> _Task details_: Return the lines that follow, exactly as they appear, from the first through the one containing "const yTitle2 = 'electrica"; no pictures are to be included.

> _Source material_:

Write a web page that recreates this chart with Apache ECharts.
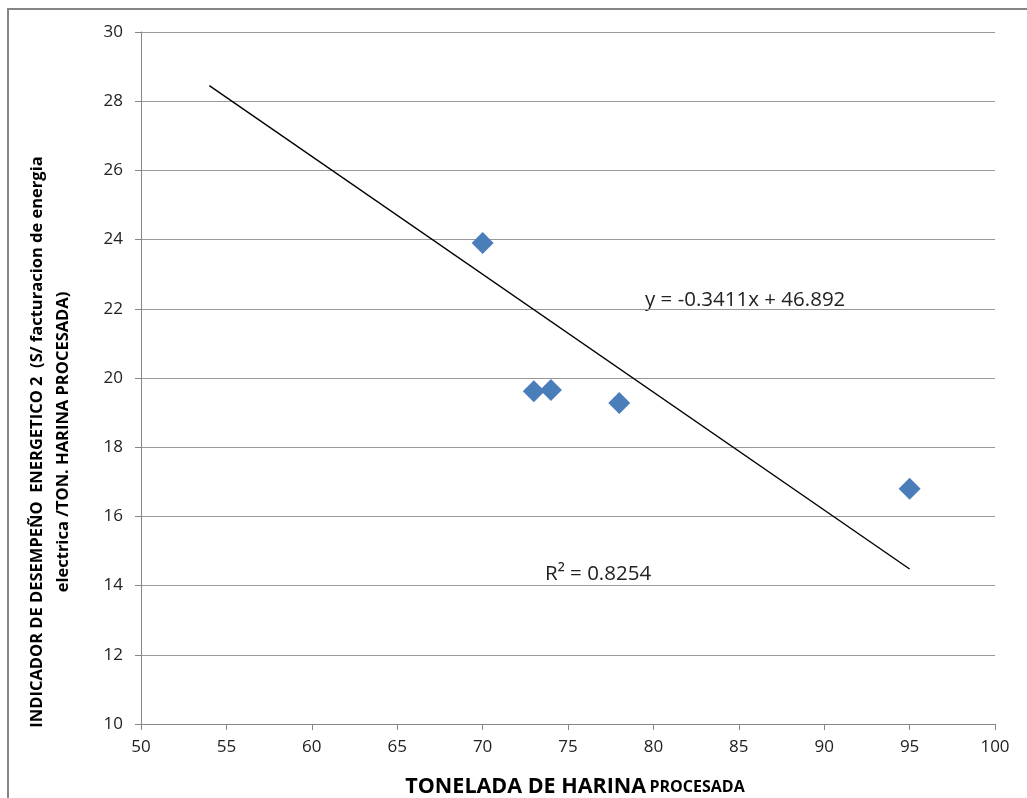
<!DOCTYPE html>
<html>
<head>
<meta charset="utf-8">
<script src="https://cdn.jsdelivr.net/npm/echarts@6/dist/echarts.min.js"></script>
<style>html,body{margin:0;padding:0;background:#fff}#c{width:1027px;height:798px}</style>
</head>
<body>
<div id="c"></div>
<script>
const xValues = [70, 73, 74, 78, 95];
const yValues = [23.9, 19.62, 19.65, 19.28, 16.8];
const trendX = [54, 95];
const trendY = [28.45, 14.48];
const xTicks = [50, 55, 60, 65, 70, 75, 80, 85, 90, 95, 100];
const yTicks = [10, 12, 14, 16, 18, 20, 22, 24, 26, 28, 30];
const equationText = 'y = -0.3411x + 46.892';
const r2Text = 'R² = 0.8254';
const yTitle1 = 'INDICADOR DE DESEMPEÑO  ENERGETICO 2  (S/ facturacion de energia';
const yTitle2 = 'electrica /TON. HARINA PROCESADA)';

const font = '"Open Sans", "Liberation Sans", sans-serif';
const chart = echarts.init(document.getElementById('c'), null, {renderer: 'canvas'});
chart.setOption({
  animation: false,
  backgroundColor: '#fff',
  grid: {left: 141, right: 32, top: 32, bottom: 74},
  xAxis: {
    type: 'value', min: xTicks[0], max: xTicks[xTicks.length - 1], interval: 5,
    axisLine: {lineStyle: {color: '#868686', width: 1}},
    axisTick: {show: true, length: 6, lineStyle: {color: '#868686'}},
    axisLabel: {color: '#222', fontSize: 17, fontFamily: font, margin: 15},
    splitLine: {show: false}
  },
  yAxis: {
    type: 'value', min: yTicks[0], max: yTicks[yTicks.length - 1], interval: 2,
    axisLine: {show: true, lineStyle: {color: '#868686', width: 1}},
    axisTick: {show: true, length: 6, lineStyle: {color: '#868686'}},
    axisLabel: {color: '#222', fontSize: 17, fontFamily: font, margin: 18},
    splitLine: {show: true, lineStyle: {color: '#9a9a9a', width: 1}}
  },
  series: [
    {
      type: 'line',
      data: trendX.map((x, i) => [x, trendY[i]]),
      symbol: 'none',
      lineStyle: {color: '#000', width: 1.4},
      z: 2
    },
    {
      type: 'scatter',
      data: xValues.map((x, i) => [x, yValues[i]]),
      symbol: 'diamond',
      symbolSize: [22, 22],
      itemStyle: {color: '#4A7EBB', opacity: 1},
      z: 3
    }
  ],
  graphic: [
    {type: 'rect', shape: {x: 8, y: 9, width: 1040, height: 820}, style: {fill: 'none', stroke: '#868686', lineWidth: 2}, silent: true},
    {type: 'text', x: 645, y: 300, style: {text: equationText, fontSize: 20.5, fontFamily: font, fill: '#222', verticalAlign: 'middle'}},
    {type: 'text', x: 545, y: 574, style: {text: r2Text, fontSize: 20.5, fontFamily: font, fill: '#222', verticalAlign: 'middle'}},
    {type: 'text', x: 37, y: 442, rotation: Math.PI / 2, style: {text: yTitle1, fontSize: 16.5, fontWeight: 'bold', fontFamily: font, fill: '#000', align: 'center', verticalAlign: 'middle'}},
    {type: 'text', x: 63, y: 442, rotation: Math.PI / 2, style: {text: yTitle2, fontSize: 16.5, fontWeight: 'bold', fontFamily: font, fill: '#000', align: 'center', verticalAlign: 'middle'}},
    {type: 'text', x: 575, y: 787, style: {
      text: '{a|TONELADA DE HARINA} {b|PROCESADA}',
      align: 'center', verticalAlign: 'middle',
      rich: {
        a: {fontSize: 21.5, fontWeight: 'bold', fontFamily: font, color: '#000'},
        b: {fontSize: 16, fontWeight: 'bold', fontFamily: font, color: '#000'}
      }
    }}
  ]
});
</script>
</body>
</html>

> _Answer for this exercise_:
Write a web page that recreates this chart with Apache ECharts.
<!DOCTYPE html>
<html>
<head>
<meta charset="utf-8">
<script src="https://cdn.jsdelivr.net/npm/echarts@6/dist/echarts.min.js"></script>
<style>html,body{margin:0;padding:0;background:#fff}#c{width:1027px;height:798px}</style>
</head>
<body>
<div id="c"></div>
<script>
const xValues = [70, 73, 74, 78, 95];
const yValues = [23.9, 19.62, 19.65, 19.28, 16.8];
const trendX = [54, 95];
const trendY = [28.45, 14.48];
const xTicks = [50, 55, 60, 65, 70, 75, 80, 85, 90, 95, 100];
const yTicks = [10, 12, 14, 16, 18, 20, 22, 24, 26, 28, 30];
const equationText = 'y = -0.3411x + 46.892';
const r2Text = 'R² = 0.8254';
const yTitle1 = 'INDICADOR DE DESEMPEÑO  ENERGETICO 2  (S/ facturacion de energia';
const yTitle2 = 'electrica /TON. HARINA PROCESADA)';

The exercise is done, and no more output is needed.